- GIVEN EXERCISE: Leaving out every picture, copy the lines of the data exactly, from the first through the line containing "t in y_ticks]".

****************

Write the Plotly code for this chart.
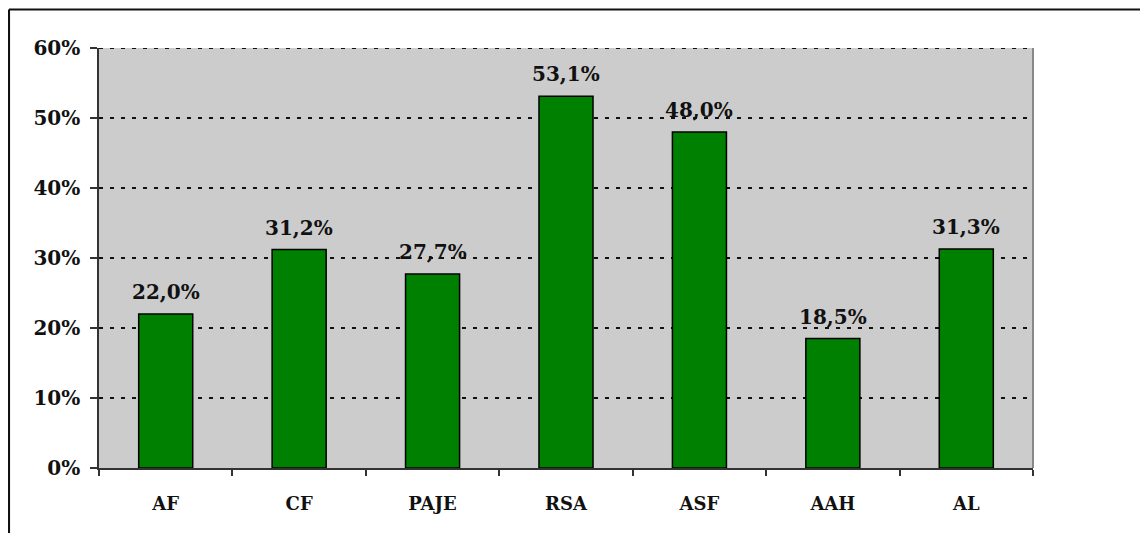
import plotly.graph_objects as go

categories = ["AF", "CF", "PAJE", "RSA", "ASF", "AAH", "AL"]
values = [22.0, 31.2, 27.7, 53.1, 48.0, 18.5, 31.3]
y_ticks = [0, 10, 20, 30, 40, 50, 60]

labels = [f"{v:.1f}".replace(".", ",") + "%" for v in values]
y_tick_text = [f"{t}%" for t in y_ticks]

FONT = "DejaVu Serif"

fig = go.Figure()
fig.add_trace(go.Bar(
    x=categories, y=values,
    marker=dict(color="#008000", line=dict(color="#000000", width=1.5)),
    width=0.405,
))

for c, v, t in zip(categories, values, labels):
    fig.add_annotation(x=c, y=v, text=t, showarrow=False, yanchor="bottom",
                       yshift=8, font=dict(family=FONT, size=20, color="#111111", weight="bold"))

# outer frame (top and left edges)
fig.add_shape(type="line", xref="paper", yref="paper", x0=-0.0964, x1=1.14, y0=1.0917, y1=1.0917,
              line=dict(color="#111111", width=2.2))
fig.add_shape(type="line", xref="paper", yref="paper", x0=-0.0964, x1=-0.0964, y0=1.0917, y1=-0.2,
              line=dict(color="#111111", width=2.2))
# plot-area right edge
fig.add_shape(type="line", xref="paper", yref="paper", x0=1, x1=1, y0=0, y1=1,
              line=dict(color="#888888", width=2))
# top gridline at the range edge
fig.add_shape(type="line", xref="paper", yref="y", x0=0, x1=1, y0=y_ticks[-1], y1=y_ticks[-1],
              line=dict(color="#111111", width=2, dash="4px,7px"))

fig.update_layout(
    width=1140, height=525,
    margin=dict(l=91, r=115, t=40, b=65),
    paper_bgcolor="white",
    plot_bgcolor="#CCCCCC",
    showlegend=False,
    bargap=0.6,
    font=dict(family=FONT, color="#111111"),
)
fig.update_xaxes(
    type="category",
    tickson="boundaries",
    ticks="outside", ticklen=6, tickwidth=1.5, tickcolor="#333333",
    showline=True, linecolor="#333333", linewidth=1.5,
    showgrid=False,
    tickfont=dict(family=FONT, size=18, color="#111111", weight="bold"),
    ticklabelstandoff=19,
)
fig.update_yaxes(
    range=[0, 60],
    tickvals=y_ticks,
    ticktext=y_tick_text,
    ticks="outside", ticklen=7, tickwidth=1.5, tickcolor="#333333",
    showline=True, linecolor="#333333", linewidth=1.5,
    showgrid=True, gridcolor="#111111", gridwidth=2, griddash="4px,7px",
    zeroline=False,
    tickfont=dict(family=FONT, size=20, color="#111111", weight="bold"),
    ticklabelstandoff=6,
)

fig.write_html("out.html")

****************

- RESULT OF THE TASK:
Write the Plotly code for this chart.
import plotly.graph_objects as go

categories = ["AF", "CF", "PAJE", "RSA", "ASF", "AAH", "AL"]
values = [22.0, 31.2, 27.7, 53.1, 48.0, 18.5, 31.3]
y_ticks = [0, 10, 20, 30, 40, 50, 60]

labels = [f"{v:.1f}".replace(".", ",") + "%" for v in values]
y_tick_text = [f"{t}%" for t in y_ticks]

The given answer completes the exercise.